Jo Song Gil, the acting North Korean ambassador to Italy, and his wife fled the embassy in November last year and have gone into hiding, raising possibility that they sought asylum in a third country. An official at the Ministry of Foreign Affairs of Italy said they are not aware of Jo’s asylum request but local media reported that he might have requested asylum to other government agencies, such as the country’s spy agency. The whereabouts of Jo is unknown but it is expected to be revealed once the asylum is confirmed and his safety is guaranteed.
A growing number of North Korean defectors including Jo show the vulnerability of the North Korean regime. In particular, the elites of the regime, such as diplomats, who have experienced the outside world must have felt despair and a sense of shame to remain in the regime. The Ministry of Foreign Affairs of Italy said it was recently notified by the North of the replacement of Jo. It appears Jo, who was about to be summoned back to his country, decided to risk his life and seek asylum rather than going back to the suffocating country.
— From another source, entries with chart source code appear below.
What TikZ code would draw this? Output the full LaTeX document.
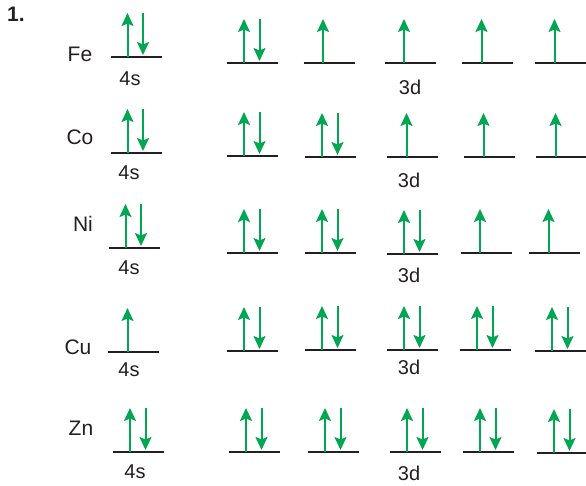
\documentclass[tikz,border=0pt]{standalone}
\usepackage{fontspec}
\setmainfont{Liberation Sans}
\usepackage{xcolor}
\usetikzlibrary{arrows.meta, calc}
\definecolor{colGreen}{HTML}{00A651}
\definecolor{colLevel}{HTML}{231F20}
\definecolor{colText}{HTML}{231F20}
\tikzset{
  % Orbital level line
  level/.style={line width=2pt, draw=colLevel},
  % Electron spin arrow
  spin/.style={-{Stealth[length=13pt,width=12pt,inset=2.5pt]}, line width=2pt, colGreen},
  % Labels
  elem/.style={font=\fontsize{21}{25}\selectfont, text=colText, inner sep=0pt},
  orblbl/.style={font=\fontsize{20}{24}\selectfont, text=colText, inner sep=0pt},
}
% Orbital: name, centre x, line y, number of electrons
\newcommand{\orbital}[4]{%
  \coordinate (#1) at (#2,#3);
  \draw[level] ($(#1)+(-25.5,0)$) -- ($(#1)+(25.5,0)$);
  \ifnum#4=1 \draw[spin] ($(#1)+(-6,0)$) -- ++(0,-44);\fi
  \ifnum#4=2
    \draw[spin] ($(#1)+(-8.5,0)$) -- ++(0,-44);
    \draw[spin] ($(#1)+(7,-44)$) -- ++(0,42);
  \fi
}

\begin{document}
\begin{tikzpicture}[x=1pt, y=-1pt]
\useasboundingbox (0,0) rectangle (586,486);

\node[font=\fontsize{21}{25}\selectfont\bfseries, text=colText, inner sep=0pt] (num) at (16,14.5) {1.};

%% ═══════════════════════════════════════════════════════════════
%% Fe
%% ═══════════════════════════════════════════════════════════════
\node[elem] (feLbl) at (80,54) {Fe};
\orbital{fe4s}{136}{57}{2}
\node[orblbl] (fe4sLbl) at (130,78.5) {4s};
\orbital{fe3da}{252.5}{63}{2}
\orbital{fe3db}{329}{63}{1}
\orbital{fe3dc}{410}{63}{1}
\orbital{fe3dd}{487.5}{63}{1}
\orbital{fe3de}{560.5}{63}{1}
\node[orblbl] (fe3dLbl) at (410,87.5) {3d};

%% ═══════════════════════════════════════════════════════════════
%% Co
%% ═══════════════════════════════════════════════════════════════
\node[elem] (coLbl) at (80,137) {Co};
\orbital{co4s}{136}{153}{2}
\node[orblbl] (co4sLbl) at (129,173) {4s};
\orbital{co3da}{252.5}{156}{2}
\orbital{co3db}{330.5}{157}{2}
\orbital{co3dc}{412.5}{157}{1}
\orbital{co3dd}{489.5}{157}{1}
\orbital{co3de}{561.5}{157}{1}
\node[orblbl] (co3dLbl) at (409,180) {3d};

%% ═══════════════════════════════════════════════════════════════
%% Ni
%% ═══════════════════════════════════════════════════════════════
\node[elem] (niLbl) at (83,224) {Ni};
\orbital{ni4s}{134}{248}{2}
\node[orblbl] (ni4sLbl) at (129,268) {4s};
\orbital{ni3da}{252.5}{253}{2}
\orbital{ni3db}{330.5}{253}{2}
\orbital{ni3dc}{412.5}{254}{2}
\orbital{ni3dd}{486}{253}{1}
\orbital{ni3de}{554.5}{253}{1}
\node[orblbl] (ni3dLbl) at (409,275) {3d};

%% ═══════════════════════════════════════════════════════════════
%% Cu
%% ═══════════════════════════════════════════════════════════════
\node[elem] (cuLbl) at (78,347) {Cu};
\orbital{cu4s}{133.5}{352}{1}
\node[orblbl] (cu4sLbl) at (129,370) {4s};
\orbital{cu3da}{252.5}{351}{2}
\orbital{cu3db}{330.5}{350}{2}
\orbital{cu3dc}{412.5}{350}{2}
\orbital{cu3dd}{485.5}{350}{2}
\orbital{cu3de}{560.5}{351}{2}
\node[orblbl] (cu3dLbl) at (409,367) {3d};

%% ═══════════════════════════════════════════════════════════════
%% Zn
%% ═══════════════════════════════════════════════════════════════
\node[elem] (znLbl) at (81,428) {Zn};
\orbital{zn4s}{138.5}{452}{2}
\node[orblbl] (zn4sLbl) at (135,472) {4s};
\orbital{zn3da}{254.5}{452}{2}
\orbital{zn3db}{333.5}{452}{2}
\orbital{zn3dc}{415.5}{452}{2}
\orbital{zn3dd}{488.5}{452}{2}
\orbital{zn3de}{562.5}{453}{2}
\node[orblbl] (zn3dLbl) at (409,473) {3d};

\end{tikzpicture}
\end{document}
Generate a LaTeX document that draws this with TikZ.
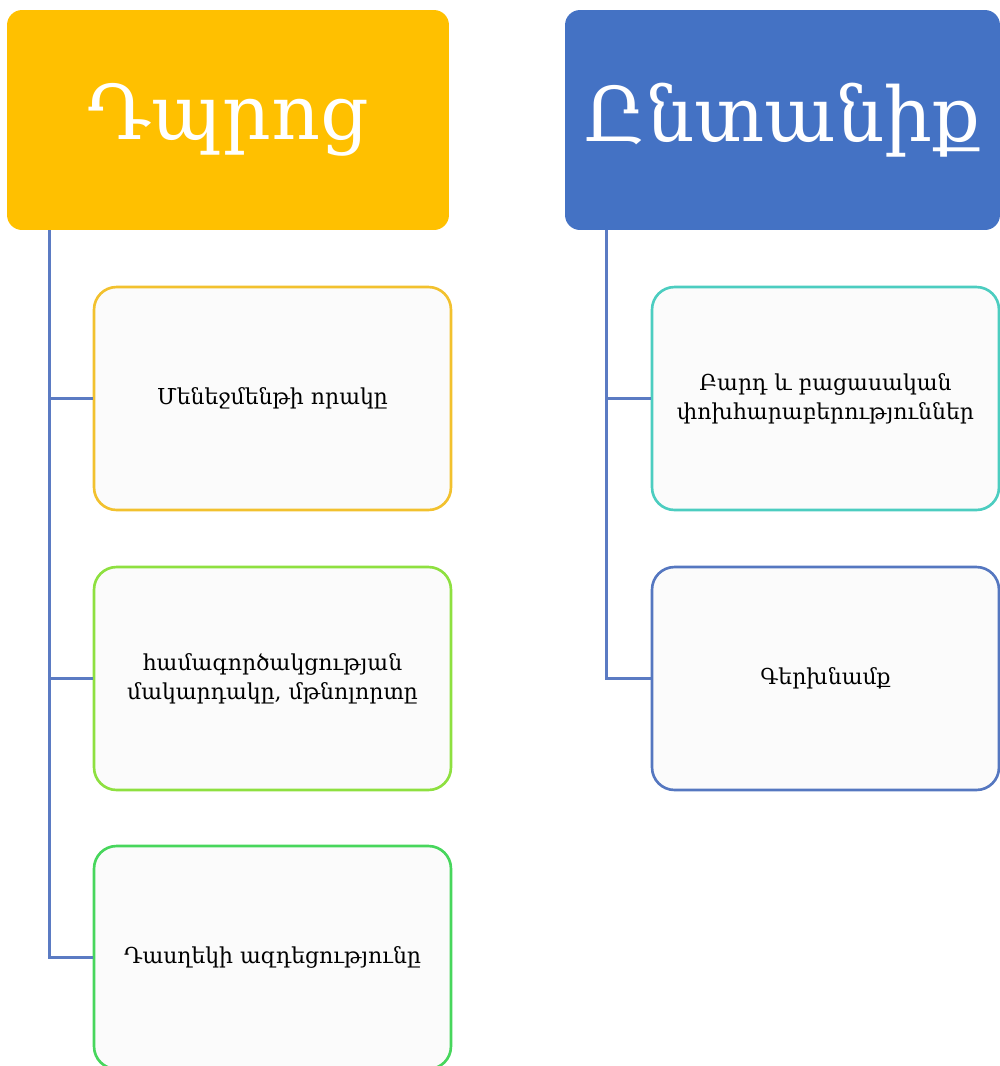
\documentclass[tikz,border=0pt]{standalone}
\usepackage{fontspec}
\newfontfamily\armfont{DejaVu Serif}
\definecolor{hdrYellow}{HTML}{FFC000}
\definecolor{hdrBlue}{HTML}{4472C4}
\definecolor{connBlue}{HTML}{5B7BC3}
\definecolor{bdGold}{HTML}{F2C12E}
\definecolor{bdLime}{HTML}{8EE040}
\definecolor{bdGreen}{HTML}{47D65C}
\definecolor{bdTeal}{HTML}{4CCDC0}
\definecolor{bdBlue}{HTML}{5577C0}
\definecolor{boxFill}{HTML}{FBFBFB}
\tikzset{
  hdr/.style={rectangle, rounded corners=0.3cm, minimum height=4.4cm, inner sep=0pt,
    text=white, font=\armfont\fontsize{43}{50}\selectfont},
  child/.style={rectangle, rounded corners=0.45cm, minimum width=7.14cm, minimum height=4.46cm,
    fill=boxFill, line width=1.5pt, inner sep=2pt, align=center, text=black,
    font=\armfont\fontsize{12.5}{16.5}\selectfont},
  conn/.style={draw=connBlue, line width=1.5pt}
}
\begin{document}
\begin{tikzpicture}[x=0.02cm, y=-0.02cm]
\useasboundingbox (0,0) rectangle (1000,1066);
\begin{scope}
\clip (0,0) rectangle (1000,1066);
\node[hdr, fill=hdrYellow, minimum width=8.84cm] (hdrL) at (228,120) {\raisebox{-3pt}{Դպրոց}};
\node[hdr, fill=hdrBlue, minimum width=8.7cm] (hdrR) at (782.5,120) {\raisebox{-3pt}{Ընտանիք}};

\node[child, draw=bdGold] (c1) at (272.5,398.5) {Մենեջմենթի որակը};
\node[child, draw=bdLime] (c2) at (272.5,678.5) {համագործակցության\\մակարդակը, մթնոլորտը};
\node[child, draw=bdGreen] (c3) at (272.5,957.5) {Դասղեկի ազդեցությունը};

\node[child, draw=bdTeal, minimum width=6.94cm] (r1) at (825.5,398.5) {Բարդ և բացասական\\փոխհարաբերություններ};
\node[child, draw=bdBlue, minimum width=6.94cm] (r2) at (825.5,678.5) {Գերխնամք};

\coordinate (tL) at ([xshift=0.85cm]hdrL.south west);
\coordinate (tR) at ([xshift=0.84cm]hdrR.south west);
\draw[conn] (tL) |- (c1.west);
\draw[conn] (tL) |- (c2.west);
\draw[conn] (tL) |- (c3.west);
\draw[conn] (tR) |- (r1.west);
\draw[conn] (tR) |- (r2.west);
\end{scope}
\end{tikzpicture}
\end{document}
Jo comes from a family of diplomats, with both his father and father-in-law serving as ambassadors. He was responsible for procuring luxury items for North Korean high-ranking officials, according to former North Korean diplomat Thae Yong Ho, who fled to South Korea in 2016. The primary job of North Korean diplomats is in fact earning foreign exchanges for the country. The North Korean regime is pushing its diplomats to carry out illegal acts to earn foreign exchanges as tougher sanctions are being imposed on the country. A fear of being summoned back to the country and a burden of earning foreign exchanges leave them no other choices but to seek asylum. Jo must have been feeling a heavy burden working in Italy, which actively participated in sanctions against the North by deporting a North Korean ambassador to Italy.
It is impossible for the North Korean regime to stop its people from escaping from the most closed country in the world unless it becomes a member of the international society as a normal country. To be sure, there will be side effects to opening the country. But it is raising the risk of internal collapse by strengthening the monitoring of its people and closing borders. There is no other way for the regime to survive but to speed up the denuclearization process and soften the impact of opening the country with the support of the international society.